Air traffic control strikes over the principle of the Single European Sky are pointless, as well as being unfair on air travellers

The co-ordinated multinational air traffic controllers' strike in Europe last week is the first warning of workforce disquiet about the agreed policy for the continent's future air traffic management (ATM) system. The policy, known as the Single European Sky (SES), has been accepted, in principle at least, by the 15 member states of the European Union and most of the 31 member nations of Eurocontrol.

There are many reasons why the SES has to be an objective, but the best way to make it crystal clear is to consider what would happen if the European continent were to be given a clean sheet of paper (and no political interference) and asked to design the best and most efficient ATM system. Would the new air traffic services map and operating system be what we have today? The answer is an unequivocol no. Today's system is a patchwork of nation-shaped sectors working with different operating systems to different standards. The best that can be said is that, since a crisis caused by rapid traffic growth and gross ATM inefficiency paralysed Europe's skies in the late 1980s, Eurocontrol has succeeded in achieving a degree of harmonisation between them over the last 15 years.

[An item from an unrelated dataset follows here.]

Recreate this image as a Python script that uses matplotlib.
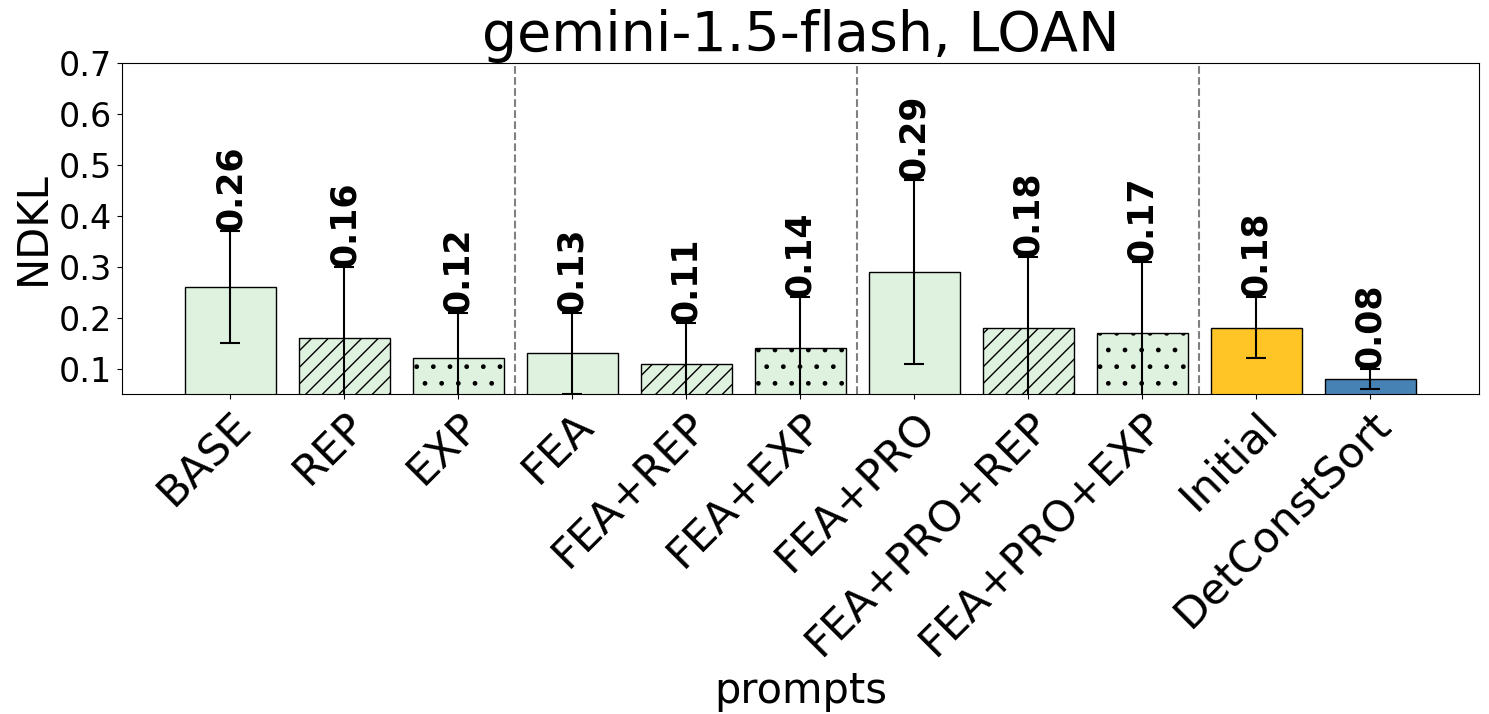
import matplotlib
matplotlib.use("Agg")
import matplotlib.pyplot as plt

prompts = ["BASE", "REP", "EXP", "FEA", "FEA+REP", "FEA+EXP", "FEA+PRO",
           "FEA+PRO+REP", "FEA+PRO+EXP", "Initial", "DetConstSort"]
ndkl = [0.26, 0.16, 0.12, 0.13, 0.11, 0.14, 0.29, 0.18, 0.17, 0.18, 0.08]
ndkl_err = [0.11, 0.14, 0.09, 0.08, 0.08, 0.10, 0.18, 0.14, 0.14, 0.06, 0.02]
hatches = ["", "//", ".", "", "//", ".", "", "//", ".", "", ""]
colors = ["#dff1df"] * 9 + ["#ffc425", "#4682b4"]

fig, ax = plt.subplots(figsize=(14.89, 7.14), dpi=100)
x = list(range(len(prompts)))
bars = ax.bar(x, ndkl, width=0.8, color=colors, edgecolor="black",
              yerr=ndkl_err, capsize=7, error_kw={"elinewidth": 1.5, "capthick": 1.5})
for b, h in zip(bars, hatches):
    b.set_hatch(h)

for i in range(len(prompts)):
    ax.text(x[i], ndkl[i] + ndkl_err[i], "%.2f" % ndkl[i], rotation=90,
            ha="center", va="bottom", fontsize=25, fontweight="bold")

for sep in [2.5, 5.5, 8.5]:
    ax.axvline(sep, color="gray", linestyle="--", linewidth=1.5)

ax.set_ylim(0.05, 0.7)
ax.set_yticks([0.1, 0.2, 0.3, 0.4, 0.5, 0.6, 0.7])
ax.set_xlim(-0.95, 10.95)
ax.set_xticks(x)
ax.set_xticklabels(prompts, rotation=45, ha="right", rotation_mode="anchor", fontsize=31)
ax.tick_params(axis="y", labelsize=24)
ax.set_ylabel("NDKL", fontsize=30)
ax.set_xlabel("prompts", fontsize=30)
ax.set_title("gemini-1.5-flash, LOAN", fontsize=40)

plt.subplots_adjust(left=0.082, right=0.993, top=0.912, bottom=0.448)
plt.savefig("out.png")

Despite the traffic dip caused by the economic downturn and the 11 September terrorist attacks, and the addition of 20% capacity by implementing reduced vertical separation minima, another capacity crisis is only a matter of time - probably three years, at most five.

Europe can deal with this, either by trying to make marginal improvements in this patchwork of systems, or by designing the skies to work as a single system with fewer - but larger - air traffic control centres. Theoretically one mega-centre could do it all, but this is not acceptable because a central failure – or terrorist attack - could destroy Europe's entire ATM system. There have to be complete, independent back-ups. The USA, with the same geographical area as Eastern and Western Europe together, manages its skies with five large air route traffic control centres compared with Europe's 40-odd centres of various sizes. It is arguable whether, given a clean sheet, the US Federal Aviation Administration would plan as many as five today. The US centres have the advantage that the sectors they control are designed to be efficient simply from the ATM point of view. Their sector limits are not decided, as Europe's often are, by a wandering river or mountain range that marks a national border.

This reduction in the number of centres concerns controllers and it is easy to sympathise with them. They envisage massive manning cuts and the offer of either relocation or redundancy if their centre is one of those that closes. In fact, one of their fears is misplaced. Rationalisation into fewer, larger centres would not, alone, lead to workforce reductions - or if it did there would be few redundancies. The factor that will, in the long-term, undoubtedly lead to a smaller controller (and engineer) workforce is the introduction of new technology. This will occur whether or not the number of centres is reduced. But for another 10 years at least, ATC will remain highly reliant on traditional controller skills.

The controller strike, however, is a reminder that there are many nettles still to be grasped and there are going to be as many politicians who will shrink from this as there are control centres. If the number of centres is reduced - as it must be - to fewer than the number of European nations, that means that air traffic control will no longer be a national task. It may remain, according to International Civil Aviation Organisation guidelines, the responsibility of each state to see that safe ATC is provided in its sovereign skies, but the state itself does not have to be the air traffic services provider. If a particular state is not its own provider, it follows that services will either be provided by a centre in another state, or by a privatised provider. These are concepts that send chills down the spines of many ATC employees and will also shock local politicians who have not given much thought yet to what the results would be if a control centre in their own constituencies were to close down.

For the controllers' unions to hold Europe's air transport system to ransom, at this stage, however, is unacceptable. The only thing that has been decided about the SES so far is the principle of a single sky - thrashing out the detail has not even been started. There is political and industrial pain to come, but at least until the detail of the SES is proposed it is meaningless and irresponsible to take blanket industrial action.